Evaluate the client roster on a regular basis. Provide attention to solid clients both in production as well as between projects. And consider parting ways with high maintenance, low-margin clients. They may be displacing more profitable clients from your landscape.

Create a prospect wish list. Determine if these sales prospects might benefit from your services. Create a strategy to develop business with such prospects. And most importantly, qualify your prospects, making sure they are worth your time and effort.

Pay careful attention to managing your contact data. No one can operate a sales effort effectively without using appropriate contact management resources. They will help remind a manager to check-in with sales prospects periodically and it will also help force a manager to make those sales calls.

MARKETING

Many companies can't afford all marketing vehicles simultaneously. Nevertheless, support for the sales effort is critical, so every manager needs to commit to at least one or two marketing vehicles.

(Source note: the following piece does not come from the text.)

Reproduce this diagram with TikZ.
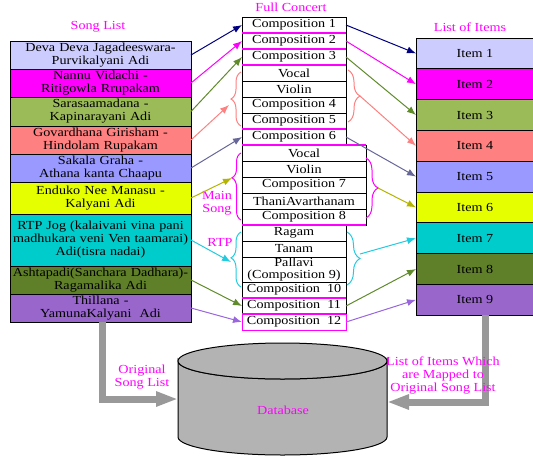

Advertising in trade magazines is a great vehicle for creating an impression for your company and brand. Not only does it give you visibility, but it also adds credibility.

If you are doing great work and are in fact working on some unique projects or using some inventive techniques, chances are one of the trade magazines will be interested in telling your story. If you can afford it, hire a publicist to help you write press releases. You must also have a well-produced demo reel and a great Web site showcasing your work.

Other marketing vehicles that warrant equal consideration are premium items, direct marketing projects and participation at trade conferences and events.

OPERATIONS & ADMINISTRATION

How a company operates and manages projects is critical. If all other things are equal between competitors, the client will remain with the vendor who handles things smoothly. Make sure your scheduling process is straightforward and clear. And don't blow production deadlines! Use resources wisely, especially freelance personnel. Cross-utilize staff when possible.

Make sure client services support is adequate. Basics such as phone coverage and duplication order fulfillment need to be buttoned-up. The creative work can be fabulous at your shop, but if your clients consistently can't reach key personnel and/or the final dubs are fouled up, the stability of an account relationship can be in jeopardy.

TECHNICAL

You need the right gear to do the right work. And the gear needs to have an optimal version of software. Carefully analyze utilization of equipment and gear. Don't buy gear if you won't use it enough; go outside to a subcontractor. Let them carry the overhead costs. But consider purchasing gear that you are renting regularly; it will be more cost effective in the long run. Be aware of what tools your competition uses, as well as what version software, if possible.

FINANCIAL

Continually analyze your financial position. Carefully consider how much money you take out of the company. Every company needs to have funds reinvested in order to grow. Don't underestimate the value of establishing sales projections. Even though it's hard to know when some projects will materialize, by mapping out some projections you will be able to plan more effectively.

Watch the overhead. Many high-end television design and effects studios went under just a couple of years ago and one of the reasons was huge overhead - elaborate office space, overkill in equipment and expensive personnel. Be reasonable, create nice space, have a valuable team, buy appropriate gear.

Accounts Receivable is a problem for many small firms. By developing a rapport with a key financial person on the client side you find you can get paid sooner. This is a sensitive area, but with grace and persistence you may be able to shorten the wait and improve your cash flow.

STRATEGIC PLANNING

This may seem like a luxury during the day-to-day heat of the battle. But find time at least twice a year to thoroughly plan and review your plan. Taking the time to think and brainstorm about your goals will do wonders. It may make sense to retain an external consultant to help manage this process, someone who can bring broad perspectives, strategic thinking and objectivity to the table. Such a resource can help you grow the business, develop solutions to new problems, increase profits and generally help you determine how to run the business smoother and more effectively.